I actually tried PLAYING an evil character in a recent campaign. It was, I thought, the only way an evil PC could be played in a game without ruining the game. Honestly, I was a wee bit cocky. I had a good back-story, a long-term driving goal that would seamlessly unite him with the party and with a good-aligned group. He was so well tied up that the only way TO role-play him would leave him ACTING almost like a paladin. So basically he was evil in that he didn't particularly LIKE doing good, but did so anyway. In function he was perfect for the campaign ... in mannerisms and role-playing, the most fun I've ever had ... just generally a haughty snotty S.O.B. (he called all the gnome NPCs "halflings" because "all you little people look alike", he generally reffered to everybody in the party not a Drow as "those of the slave races", and hired one of the other PCs as a body-guard). But, little by little, as the campaign progressed along ... the rest of the party started turning evil. The player with the good (most were Neutral in some way) started acting evil as all get out. Eventually the neutral clerics were raising undead to help in combat, contemplating Desecrating pastoral groves to raise MORE undead, and more or less being black as heck.

It got to the point where we all had to generally go OOC and decide to help the GM get the game back on track and headed in the direction he originally intended ... which was pretty heroic, with the party acting as a group of freedom-fighters against an oppressive empire.

While I don't think there was anything wrong with my CHARACTER, or how I played him (and generally I think everybody at the table, including the GM, especially the GM, absolutely love the PC and how I've worked him) it's just too much of a temptation to get all weird and wicked in a game.

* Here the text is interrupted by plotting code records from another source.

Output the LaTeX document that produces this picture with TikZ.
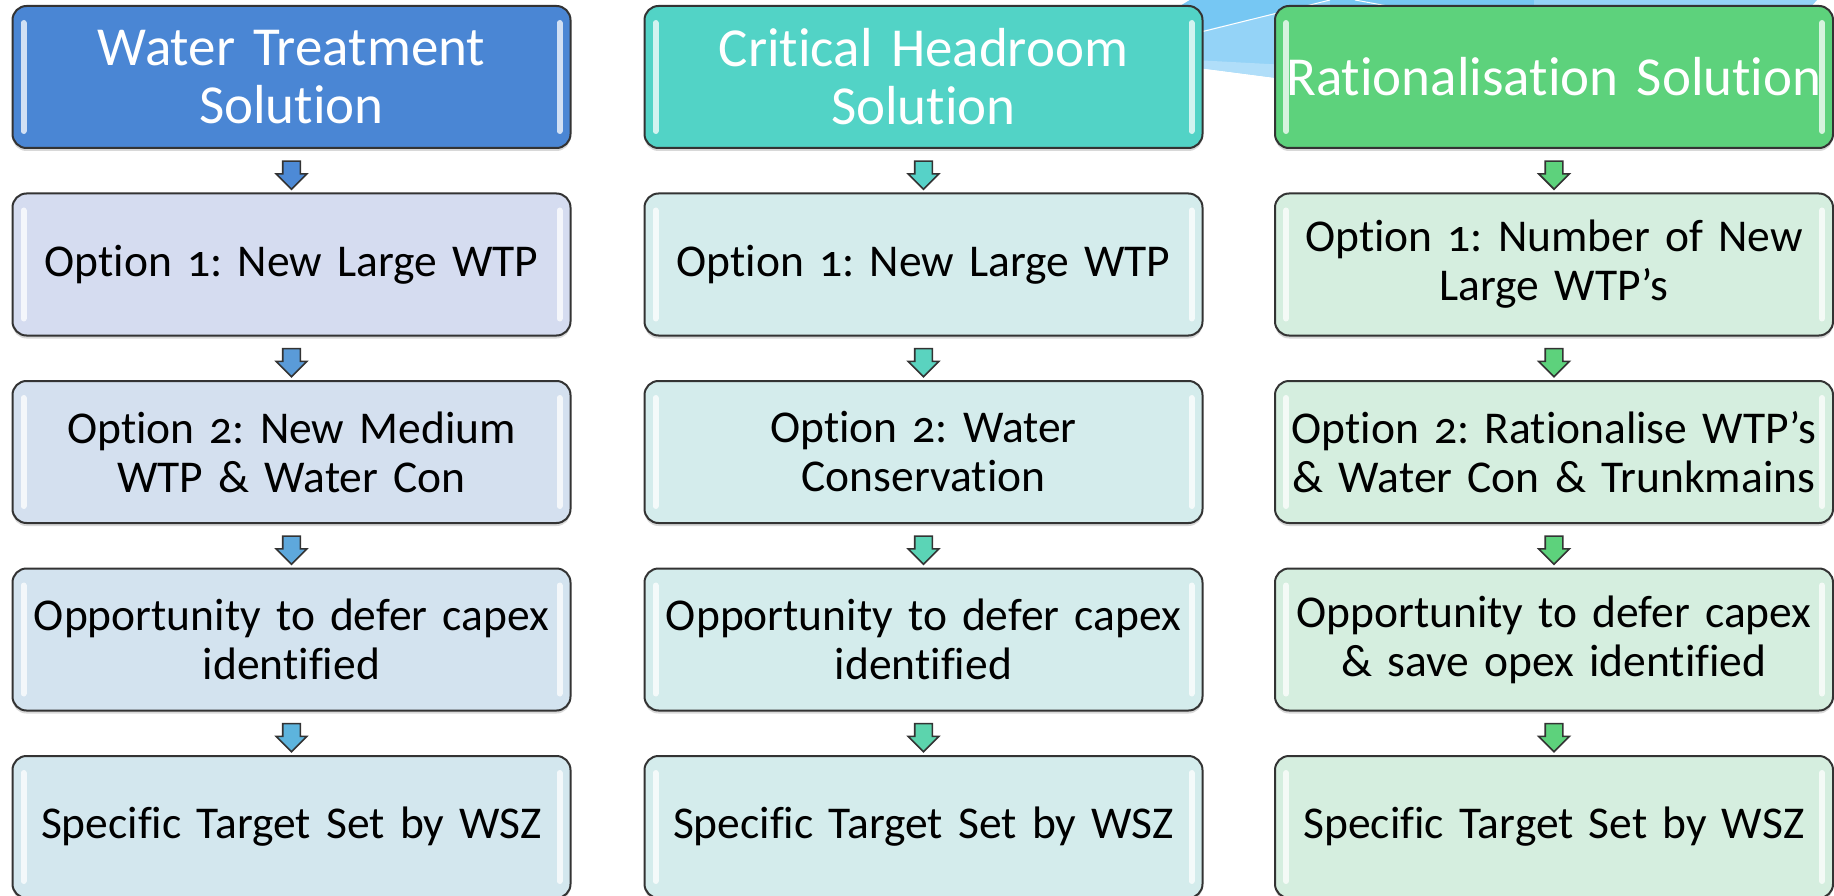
\documentclass[tikz,border=0pt]{standalone}
\usepackage{fontspec}
\setmainfont{Carlito}[Numbers=OldStyle, Ligatures={NoCommon,NoRequired,NoContextual}]
\usetikzlibrary{shapes.arrows,shadows,calc}
\frenchspacing

\newcommand\headfont{\fontsize{55}{58}\selectfont\spaceskip=.19em plus .05em\relax}
\newcommand\optfont{\fontsize{45.5}{49}\selectfont\spaceskip=.19em plus .05em\relax}

\definecolor{wtblue}{HTML}{4A86D4}
\definecolor{chteal}{HTML}{52D3C6}
\definecolor{rsgreen}{HTML}{5DD27C}
\definecolor{wtbodyA}{HTML}{D5DCF0}
\definecolor{wtbodyB}{HTML}{D4E0EF}
\definecolor{wtbodyC}{HTML}{D3E3EF}
\definecolor{wtbodyD}{HTML}{D3E7EE}
\definecolor{chbody}{HTML}{D4ECEC}
\definecolor{rsbody}{HTML}{D5EEDF}
\definecolor{wtarrA}{HTML}{4D8AD6}
\definecolor{wtarrB}{HTML}{5A9BD8}
\definecolor{wtarrC}{HTML}{5EA8DC}
\definecolor{wtarrD}{HTML}{5DB4DD}
\definecolor{charrA}{HTML}{56D2C8}
\definecolor{charrB}{HTML}{5AD3BF}
\definecolor{charrC}{HTML}{5BD4B6}
\definecolor{charrD}{HTML}{5CD4AD}
\definecolor{skyray}{HTML}{94D3F7}
\definecolor{skydark}{HTML}{76C7F3}
\definecolor{skylight}{HTML}{B0DEF9}

\tikzset{
  solbox/.style={draw=black!80, line width=2pt, rounded corners=14pt,
    minimum width=558pt, minimum height=142pt, text width=550pt, inner xsep=4pt,
    align=center, drop shadow={shadow xshift=0pt, shadow yshift=-3pt, opacity=.3},
    path picture={\draw[white, opacity=.75, line width=6pt, line cap=round]
      ([shift={(11pt,-17pt)}]path picture bounding box.north west) -- ([shift={(11pt,17pt)}]path picture bounding box.south west)
      ([shift={(-11pt,-17pt)}]path picture bounding box.north east) -- ([shift={(-11pt,17pt)}]path picture bounding box.south east);}},
  headbox/.style={solbox, text=white, font=\headfont},
  optbox/.style={solbox, font=\optfont},
  downarrow/.style={single arrow, draw=black!80, line width=1.6pt, rotate=-90,
    minimum height=28pt, inner xsep=0pt, inner ysep=8pt, single arrow head extend=6.5pt}
}

\begin{document}
\begin{tikzpicture}[x=1pt,y=-1pt]
  \useasboundingbox (0,0) rectangle (1834,896);
  \fill[white] (0,0) rectangle (1834,896);

  % light rays behind the top row
  \fill[skyray] (1100,55) -- (1190,0) -- (1817,0) -- (1790,30) -- (1400,94) -- cycle;
  \fill[skydark] (1100,55) -- (1190,0) -- (1330,0) -- cycle;
  \fill[skydark] (1330,0) rectangle (1534,6);
  \fill[skylight] (1100,55) -- (1400,71) -- (1400,94) -- cycle;
  \draw[white, line width=1pt] (1100,57) -- (1330,0);
  \draw[white, line width=1pt] (1355,0) -- (1420,12);

  % headers
  \node[headbox, fill=wtblue] (wt0) at (291.5,77) {Water Treatment\\Solution};
  \node[headbox, fill=chteal] (ch0) at (923.5,77) {Critical Headroom\\Solution};
  \node[headbox, fill=rsgreen] (rs0) at (1554,77) {Rationalisation Solution};

  % water treatment column
  \foreach \r/\c/\t in {1/wtbodyA/{Option 1: New Large WTP},
                        2/wtbodyB/{Option 2: New Medium\\WTP \& Water Con},
                        3/wtbodyC/{Opportunity to defer capex\\identified},
                        4/wtbodyD/{Specific Target Set by WSZ}}{
    \node[optbox, fill=\c] (wt\r) at (291.5,77+187.5*\r) {\t};
  }
  % critical headroom column
  \foreach \r/\t in {1/{Option 1: New Large WTP},
                     2/{Option 2: Water\\Conservation},
                     3/{Opportunity to defer capex\\identified},
                     4/{Specific Target Set by WSZ}}{
    \node[optbox, fill=chbody] (ch\r) at (923.5,77+187.5*\r) {\t};
  }
  % rationalisation column
  \foreach \r/\t in {1/{Option 1: Number of New\\Large WTP’s},
                     2/{Option 2: Rationalise WTP’s\\\& Water Con \& Trunkmains},
                     3/{Opportunity to defer capex\\\& save opex identified},
                     4/{Specific Target Set by WSZ}}{
    \node[optbox, fill=rsbody] (rs\r) at (1554,77+187.5*\r) {\t};
  }

  % arrows between the boxes
  \foreach \r/\a/\b in {0/wtarrA/charrA,1/wtarrB/charrB,2/wtarrC/charrC,3/wtarrD/charrD}{
    \pgfmathtruncatemacro\n{\r+1}
    \node[downarrow, fill=\a] (wa\r) at ($(wt\r.south)!.5!(wt\n.north)$) {};
    \node[downarrow, fill=\b] (ca\r) at ($(ch\r.south)!.5!(ch\n.north)$) {};
    \node[downarrow, fill=rsgreen] (ra\r) at ($(rs\r.south)!.5!(rs\n.north)$) {};
  }
\end{tikzpicture}
\end{document}
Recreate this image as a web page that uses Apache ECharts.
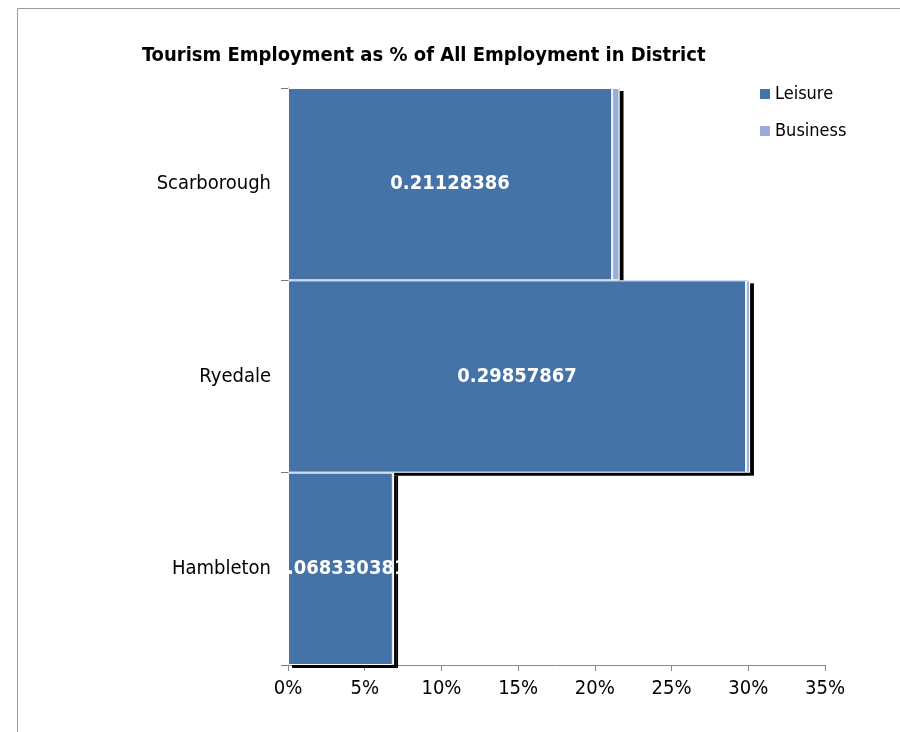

So, yeah, I don't go in for ANY of that in my games. No matter how well done, no matter how poignant and full of good RP flavor, stuff like PK and evil just get their fingers into the game and start to mess it up. I probably could have had just as much fun playing a paladin, say, and we'd have never had to sit back and wrench the game back into alignment in the middle.

--fje
 

I game with a good bunch of folks, but I've seen in-party conflict go too far. I usually give the players pretty free reign, but that's one thing I've just had to stop all together. After I almost had two characters die in a bar fight between party factions at the beginning of a sci-fi Alternity adventure, I just let everyone know at the beginning that they have to be on the same side.